── Raw data ──
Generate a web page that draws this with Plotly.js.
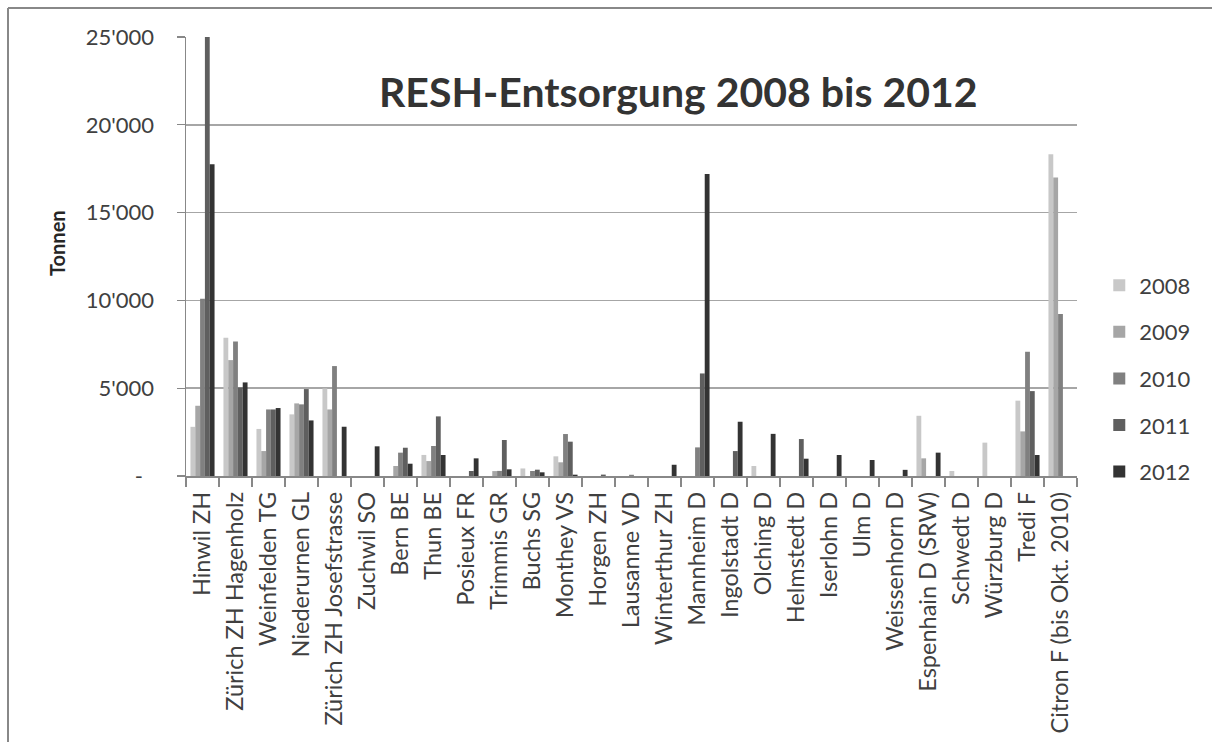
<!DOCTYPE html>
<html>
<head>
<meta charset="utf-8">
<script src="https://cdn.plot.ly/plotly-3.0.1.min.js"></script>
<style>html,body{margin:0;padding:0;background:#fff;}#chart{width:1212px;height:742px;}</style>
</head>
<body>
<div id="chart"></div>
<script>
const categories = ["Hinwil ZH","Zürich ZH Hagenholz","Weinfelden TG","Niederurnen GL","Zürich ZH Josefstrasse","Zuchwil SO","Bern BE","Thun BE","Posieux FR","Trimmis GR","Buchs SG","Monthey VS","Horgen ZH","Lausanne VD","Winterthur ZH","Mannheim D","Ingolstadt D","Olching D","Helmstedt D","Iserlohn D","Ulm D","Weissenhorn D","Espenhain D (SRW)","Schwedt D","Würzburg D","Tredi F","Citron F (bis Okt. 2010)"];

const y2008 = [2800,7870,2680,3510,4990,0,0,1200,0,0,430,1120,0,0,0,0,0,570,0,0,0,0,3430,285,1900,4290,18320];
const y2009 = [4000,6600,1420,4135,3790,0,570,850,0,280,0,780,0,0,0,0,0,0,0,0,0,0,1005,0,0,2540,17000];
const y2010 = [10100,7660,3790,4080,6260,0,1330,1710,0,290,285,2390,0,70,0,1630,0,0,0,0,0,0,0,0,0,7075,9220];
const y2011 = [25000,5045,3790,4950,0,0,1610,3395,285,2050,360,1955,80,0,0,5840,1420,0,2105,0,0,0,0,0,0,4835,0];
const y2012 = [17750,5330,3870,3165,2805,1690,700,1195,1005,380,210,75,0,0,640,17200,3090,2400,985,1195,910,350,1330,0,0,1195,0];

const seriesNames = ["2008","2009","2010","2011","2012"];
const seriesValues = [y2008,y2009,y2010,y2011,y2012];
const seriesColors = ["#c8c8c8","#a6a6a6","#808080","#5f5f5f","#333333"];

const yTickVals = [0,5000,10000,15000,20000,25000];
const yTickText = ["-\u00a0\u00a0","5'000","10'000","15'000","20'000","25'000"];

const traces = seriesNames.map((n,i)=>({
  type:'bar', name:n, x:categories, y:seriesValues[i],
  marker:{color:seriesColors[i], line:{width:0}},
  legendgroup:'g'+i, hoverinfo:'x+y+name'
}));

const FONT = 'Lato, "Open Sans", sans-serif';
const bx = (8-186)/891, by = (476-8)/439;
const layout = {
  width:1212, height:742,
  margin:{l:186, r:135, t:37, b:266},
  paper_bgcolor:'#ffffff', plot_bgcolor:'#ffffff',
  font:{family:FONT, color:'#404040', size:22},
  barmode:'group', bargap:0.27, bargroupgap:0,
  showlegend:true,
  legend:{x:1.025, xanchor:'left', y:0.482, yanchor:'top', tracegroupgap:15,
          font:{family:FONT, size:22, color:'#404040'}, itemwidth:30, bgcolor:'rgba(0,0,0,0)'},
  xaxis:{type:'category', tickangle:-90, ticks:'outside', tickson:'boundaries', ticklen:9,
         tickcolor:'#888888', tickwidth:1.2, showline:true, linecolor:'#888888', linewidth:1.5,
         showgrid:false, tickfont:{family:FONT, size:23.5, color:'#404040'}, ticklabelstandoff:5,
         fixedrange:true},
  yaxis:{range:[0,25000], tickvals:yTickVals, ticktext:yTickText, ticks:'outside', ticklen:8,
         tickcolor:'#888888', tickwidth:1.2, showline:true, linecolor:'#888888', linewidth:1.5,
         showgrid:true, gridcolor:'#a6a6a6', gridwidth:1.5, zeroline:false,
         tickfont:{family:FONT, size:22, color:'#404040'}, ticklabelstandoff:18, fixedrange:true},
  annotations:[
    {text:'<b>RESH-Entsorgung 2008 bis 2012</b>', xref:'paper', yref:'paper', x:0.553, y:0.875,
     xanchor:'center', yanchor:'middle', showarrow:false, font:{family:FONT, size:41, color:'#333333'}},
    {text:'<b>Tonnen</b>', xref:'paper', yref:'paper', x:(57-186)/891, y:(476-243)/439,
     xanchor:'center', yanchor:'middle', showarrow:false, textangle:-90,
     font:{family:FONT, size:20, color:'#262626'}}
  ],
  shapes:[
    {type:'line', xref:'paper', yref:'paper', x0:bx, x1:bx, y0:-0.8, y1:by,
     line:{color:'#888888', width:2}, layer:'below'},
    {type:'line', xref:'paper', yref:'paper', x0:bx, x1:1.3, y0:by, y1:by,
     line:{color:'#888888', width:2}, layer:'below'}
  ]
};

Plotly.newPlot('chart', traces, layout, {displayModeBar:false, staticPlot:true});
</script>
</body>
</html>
───
Task description: Omit each picture, then return all of the listing exactly as it stands.

Solution to this exercise:
Generate a web page that draws this with Plotly.js.
<!DOCTYPE html>
<html>
<head>
<meta charset="utf-8">
<script src="https://cdn.plot.ly/plotly-3.0.1.min.js"></script>
<style>html,body{margin:0;padding:0;background:#fff;}#chart{width:1212px;height:742px;}</style>
</head>
<body>
<div id="chart"></div>
<script>
const categories = ["Hinwil ZH","Zürich ZH Hagenholz","Weinfelden TG","Niederurnen GL","Zürich ZH Josefstrasse","Zuchwil SO","Bern BE","Thun BE","Posieux FR","Trimmis GR","Buchs SG","Monthey VS","Horgen ZH","Lausanne VD","Winterthur ZH","Mannheim D","Ingolstadt D","Olching D","Helmstedt D","Iserlohn D","Ulm D","Weissenhorn D","Espenhain D (SRW)","Schwedt D","Würzburg D","Tredi F","Citron F (bis Okt. 2010)"];

const y2008 = [2800,7870,2680,3510,4990,0,0,1200,0,0,430,1120,0,0,0,0,0,570,0,0,0,0,3430,285,1900,4290,18320];
const y2009 = [4000,6600,1420,4135,3790,0,570,850,0,280,0,780,0,0,0,0,0,0,0,0,0,0,1005,0,0,2540,17000];
const y2010 = [10100,7660,3790,4080,6260,0,1330,1710,0,290,285,2390,0,70,0,1630,0,0,0,0,0,0,0,0,0,7075,9220];
const y2011 = [25000,5045,3790,4950,0,0,1610,3395,285,2050,360,1955,80,0,0,5840,1420,0,2105,0,0,0,0,0,0,4835,0];
const y2012 = [17750,5330,3870,3165,2805,1690,700,1195,1005,380,210,75,0,0,640,17200,3090,2400,985,1195,910,350,1330,0,0,1195,0];

const seriesNames = ["2008","2009","2010","2011","2012"];
const seriesValues = [y2008,y2009,y2010,y2011,y2012];
const seriesColors = ["#c8c8c8","#a6a6a6","#808080","#5f5f5f","#333333"];

const yTickVals = [0,5000,10000,15000,20000,25000];
const yTickText = ["-\u00a0\u00a0","5'000","10'000","15'000","20'000","25'000"];

const traces = seriesNames.map((n,i)=>({
  type:'bar', name:n, x:categories, y:seriesValues[i],
  marker:{color:seriesColors[i], line:{width:0}},
  legendgroup:'g'+i, hoverinfo:'x+y+name'
}));

const FONT = 'Lato, "Open Sans", sans-serif';
const bx = (8-186)/891, by = (476-8)/439;
const layout = {
  width:1212, height:742,
  margin:{l:186, r:135, t:37, b:266},
  paper_bgcolor:'#ffffff', plot_bgcolor:'#ffffff',
  font:{family:FONT, color:'#404040', size:22},
  barmode:'group', bargap:0.27, bargroupgap:0,
  showlegend:true,
  legend:{x:1.025, xanchor:'left', y:0.482, yanchor:'top', tracegroupgap:15,
          font:{family:FONT, size:22, color:'#404040'}, itemwidth:30, bgcolor:'rgba(0,0,0,0)'},
  xaxis:{type:'category', tickangle:-90, ticks:'outside', tickson:'boundaries', ticklen:9,
         tickcolor:'#888888', tickwidth:1.2, showline:true, linecolor:'#888888', linewidth:1.5,
         showgrid:false, tickfont:{family:FONT, size:23.5, color:'#404040'}, ticklabelstandoff:5,
         fixedrange:true},
  yaxis:{range:[0,25000], tickvals:yTickVals, ticktext:yTickText, ticks:'outside', ticklen:8,
         tickcolor:'#888888', tickwidth:1.2, showline:true, linecolor:'#888888', linewidth:1.5,
         showgrid:true, gridcolor:'#a6a6a6', gridwidth:1.5, zeroline:false,
         tickfont:{family:FONT, size:22, color:'#404040'}, ticklabelstandoff:18, fixedrange:true},
  annotations:[
    {text:'<b>RESH-Entsorgung 2008 bis 2012</b>', xref:'paper', yref:'paper', x:0.553, y:0.875,
     xanchor:'center', yanchor:'middle', showarrow:false, font:{family:FONT, size:41, color:'#333333'}},
    {text:'<b>Tonnen</b>', xref:'paper', yref:'paper', x:(57-186)/891, y:(476-243)/439,
     xanchor:'center', yanchor:'middle', showarrow:false, textangle:-90,
     font:{family:FONT, size:20, color:'#262626'}}
  ],
  shapes:[
    {type:'line', xref:'paper', yref:'paper', x0:bx, x1:bx, y0:-0.8, y1:by,
     line:{color:'#888888', width:2}, layer:'below'},
    {type:'line', xref:'paper', yref:'paper', x0:bx, x1:1.3, y0:by, y1:by,
     line:{color:'#888888', width:2}, layer:'below'}
  ]
};

Plotly.newPlot('chart', traces, layout, {displayModeBar:false, staticPlot:true});
</script>
</body>
</html>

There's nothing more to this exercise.